Isle Ornsay, Skye, 17 May 1883 - Kenneth Macdonald

KENNETH MACDONALD, Crofter, Stonefield (58)—examined.

5561. The Chairman.
—Have you been freely elected a delegate by the people of Stonefield ?
—Yes. Our statement is : ' There are at present fourteen families here, where at one time there were but five. This was about seventy years ago. The size of the lots run from about three to four acres, and the rents run between £1 , 10s. and £5, 5s. Three of the lots are subdivided, and in two cases one tenant holds several lots. It is a complaint that they are still charged interest on public money, borrowed about thirty years ago for drains. It is complained that the rents have been raised on lands which they themselves reclaimed from mossy bogs; also that, whereas they consider there ought to be a right to cut ware attached to the township, they have to go a distance for it, and pay from 7s. to 10s. each for it. It was proposed and agreed to that Kenneth Macdonald, Donald M innes, and Angus Macpherson be appointed from Stonefield.'

5565. Have you any further statement to make ?
—I have to say that in the crofts which are divided into two halves, the occupants of each half have such a small stock, the half lot only keeps one cow and a three-year-old; and should it happen that one of these beasts -would get into a quagmire or be lost otherwise, we would then be as good as without stock. Now, if a man had a place on which he could keep four or five cows, if he lost one of these he would not feel it. The increase of the rest of his stock would be coming on, and he would soon be able to replace the lost one. Again, if he has a young family growing up, the one who has so little stock as I mention has to keep his children in clothing and shoes; he has to send them to school, and to pay the school fees regularly. Now it is not easy for him to feed them when he cannot get that feeding out of his own ground. He has not got ground that will yield crop, it is so weak. He must needs cultivate every bit of it each year —he cannot leave any of it out; and if he does not use all the corn that grows to him in feeding his stock they will die on him. Then in spring he will need to buy seed oats. If ho had as much land as would keep work to one man all the year without the necessity of leaving home, I would undertake that he would take out of that food for himself and his family, and have his stock as well —so that his stock would be strong and in good condition for the market. And it is the smallness of their holdings that has brought them to poverty entirely—where they are crowded together like sheep in a fank. I may say they are surrounded with iron shepherds, iron herds, and that they cannot move a foot. Now, what has left such a small proportion of land for the people, and plenty of land wasted in the country without an inhabitant ? It would be easy enough to take them out of these straitened circumstances with so much land to relieve them. About the drainage money, the people themselves were at fault. When the time had run during which the money was to have been paid, they should have spoken to the factor, and seen if that money was to be taken off them at the time. Perhaps, if they had spoken at that time, it might have been taken off, so they themselves were to blame.

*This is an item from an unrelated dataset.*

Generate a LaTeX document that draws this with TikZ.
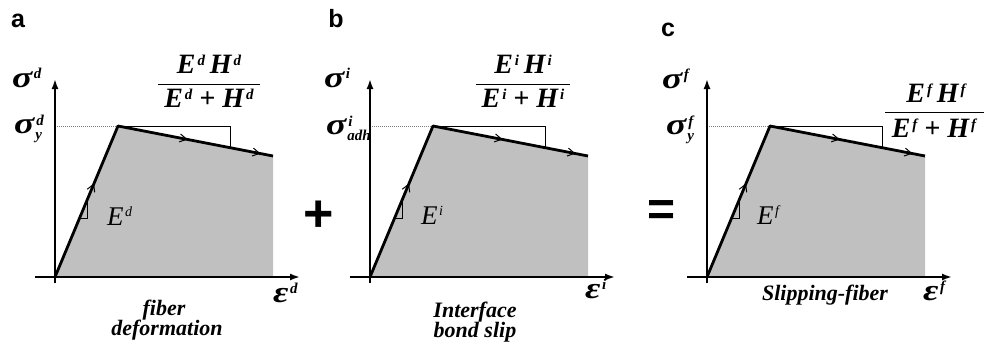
\documentclass[tikz,border=0pt]{standalone}
\usepackage{fontspec}
\setmainfont{Liberation Serif}
\newfontfamily\lblfont{Liberation Sans}
\usetikzlibrary{arrows.meta,decorations.markings}
\definecolor{fillgray}{HTML}{C0C0C0}
\newcommand\BI{\bfseries\itshape}
\newcommand\bigsym[1]{{\fontsize{30}{30}\selectfont\BI\scalebox{1.25}[1]{#1}}}
\newcommand\symsup[2]{\bigsym{#1}\kern1.5pt\raisebox{9pt}{\fontsize{15}{15}\selectfont\BI #2}}
\newcommand\symsubsup[3]{\bigsym{#1}\kern1pt\rlap{\kern1pt\raisebox{8pt}{\fontsize{15}{15}\selectfont\BI #2}}\raisebox{-6pt}{\fontsize{15}{15}\selectfont\BI #3}}
\newcommand\fterm[2]{#1\kern2pt\raisebox{8pt}{\fontsize{15}{15}\selectfont #2}}
\tikzset{
  axisln/.style={line width=1.8pt, -{Latex[length=10pt,width=7pt]}},
  curveln/.style={line width=2.8pt, line join=round},
  triln/.style={line width=1pt},
  dashln/.style={gray, line width=1pt, densely dotted},
  fillarea/.style={fill=fillgray, draw=none},
  barb/.style={decoration={markings, mark=at position #1 with {\arrow{Straight Barb[length=7pt,width=8pt,line width=1pt]}}}, decorate},
  sym/.style={anchor=base west, inner sep=0pt},
  frac/.style={anchor=base, inner sep=0pt, font=\fontsize{28}{28}\selectfont\BI},
  captxt/.style={anchor=base, inner sep=0pt, font=\fontsize{22}{22}\selectfont\BI},
  elbl/.style={anchor=base west, inner sep=0pt, font=\fontsize{27}{27}\selectfont\itshape},
  panel/.style={anchor=base, inner sep=0pt, font=\fontsize{25}{25}\selectfont\lblfont\bfseries},
}
\newcommand\drawpanel{%
  \coordinate (O) at (0,0);
  \coordinate (Y) at (63,-151);
  \coordinate (E) at (218,-121);
  \coordinate (T) at (175,-151);
  \coordinate (Tb) at (175,-129.3);
  \coordinate (s1) at (24.6,-59);
  \coordinate (s2) at (32,-59);
  \coordinate (s3) at (32,-76.7);
  \fill[fillarea] (O) -- (Y) -- (E) -- (218,0) -- cycle;
  \draw[dashln] (0,-151) -- (Y);
  \draw[triln] (Y) -- (T) -- (Tb);
  \draw[triln] (s1) -- (s2) -- (s3);
  \draw[axisln] (0,6) -- (0,-198);
  \draw[axisln] (-20,0) -- (245,0);
  \draw[curveln] (O) -- (Y) -- (E);
  \path[barb=0.62] (O) -- (Y);
  \path[barb=0.45] (Y) -- (E);
  \path[barb=0.92] (Y) -- (E);
}
\begin{document}
\begin{tikzpicture}[x=1pt,y=-1pt]
\useasboundingbox (0,0) rectangle (984,345);
% panels
\begin{scope}[shift={(55,277)}]\drawpanel\end{scope}
\begin{scope}[shift={(370,277)}]\drawpanel\end{scope}
\begin{scope}[shift={(707,277)}]\drawpanel\end{scope}
% panel letters
\node[panel] (la) at (18,28) {a};
\node[panel] (lb) at (336,28) {b};
\node[panel] (lc) at (668,37) {c};
\node[inner sep=0pt, font=\fontsize{52}{52}\selectfont\lblfont\bfseries] (plus) at (319,216) {+};
\node[inner sep=0pt, font=\fontsize{48}{48}\selectfont\lblfont\bfseries] (eq) at (662,213) {=};
% panel a labels
\node[sym] (sa) at (12,87) {\symsup{σ}{d}};
\node[sym] (sya) at (14,133) {\symsubsup{σ}{d}{y}};
\node[frac] (na) at (209,73) {\fterm{E}{d}\,\fterm{H}{d}};
\node[frac] (da) at (209,107) {\fterm{E}{d} + \fterm{H}{d}};
\draw[line width=1pt] (158,84) -- (260,84);
\node[elbl] (ea) at (107,225) {E\kern1.5pt\raisebox{9pt}{\fontsize{14}{14}\selectfont d}};
\node[sym] (xa) at (273,302) {\symsup{ε}{d}};
\node[captxt] (ca1) at (164,315) {fiber};
\node[captxt] (ca2) at (167,335) {deformation};
% panel b labels
\node[sym] (sb) at (324,87) {\symsup{σ}{i}};
\node[sym] (syb) at (326,134) {\symsubsup{σ}{i}{adh}};
\node[frac] (nb) at (523,73) {\fterm{E}{i}\,\fterm{H}{i}};
\node[frac] (db) at (523,107) {\fterm{E}{i} + \fterm{H}{i}};
\draw[line width=1pt] (476,84) -- (570,84);
\node[elbl] (eb) at (421,224) {E\kern1.5pt\raisebox{9pt}{\fontsize{14}{14}\selectfont i}};
\node[sym] (xb) at (585,298) {\symsup{ε}{i}};
\node[captxt] (cb1) at (475,317) {Interface};
\node[captxt] (cb2) at (475,337) {bond slip};
% panel c labels
\node[sym] (sc) at (662,88) {\symsup{σ}{f}};
\node[sym] (syc) at (666,134) {\symsubsup{σ}{f}{y}};
\node[frac] (nc) at (936,102) {\fterm{E}{f}\,\fterm{H}{f}};
\node[frac] (dc) at (934,137) {\fterm{E}{f} + \fterm{H}{f}};
\draw[line width=1pt] (885,112) -- (984,112);
\node[elbl] (ec) at (757,224) {E\kern1.5pt\raisebox{9pt}{\fontsize{14}{14}\selectfont f}};
\node[sym] (xc) at (923,300) {\symsup{ε}{f}};
\node[captxt] (cc1) at (825,300) {Slipping-fiber};
\end{tikzpicture}
\end{document}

5566. We have often heard the complaint made about the drainage money, and we have often heard it stated that the factor, when the money was first applied, engaged that at the end of the term the increase of rent should no longer be exacted. Was that promise made in any distinct form; was it made in writing or publicly ? Can you show it was really made ?
—I cannot say it was a written promise. None of that was made in my presence.

5567. Was the drainage then executed beneficial to the land?
—No doubt of that.

5568. Does the improvement still appear in the land at present ?
—Yes, the land is better to the present day.

5569. If the land has been permanently improved in this way, is it unjust that they should continue to pay a small advance of rent?
—-They are complaining that, perhaps, the rent is high enough as it is.

5570. What is the summing of the croft ?
—I have only half a croft, but the summing of a full croft is three cows and a two-year-old

5571. Any horses?
—Yes, a horse to each lot. I am keeping a horse, and buying pasture.

5572. Any sheep ?
—Twelve sheep. 5573. What was the rent, without the public burdens, for the whole croft ?
—About £5.

5574. Do you think £5 too large a rent, if the land keeps a full summing ?
—I am thinking if I had a full croft that I could pay it.

5575. But you have only half a croft ?

5576. Is it more diificult to pay half the rent on a half croft than the whole rent on a full croft ?
—No doubt because the increase of my stock will not be so much.

5577. Sir Kenneth Mackenzie.
—What rate of interest were you paying for the drainage money?
—One shilling in the pound.

5578. Did you expect that that rate of interest should come to an end in twenty years'?
—I am not sure, but I think that is the amount of interest they were paying. I made no terms about it. I had not this land at all when the expenditure for drains was made upon it.

5579. Then, as you took the place, you took it merely at a rent1?
—I took it at the rent at which it wns.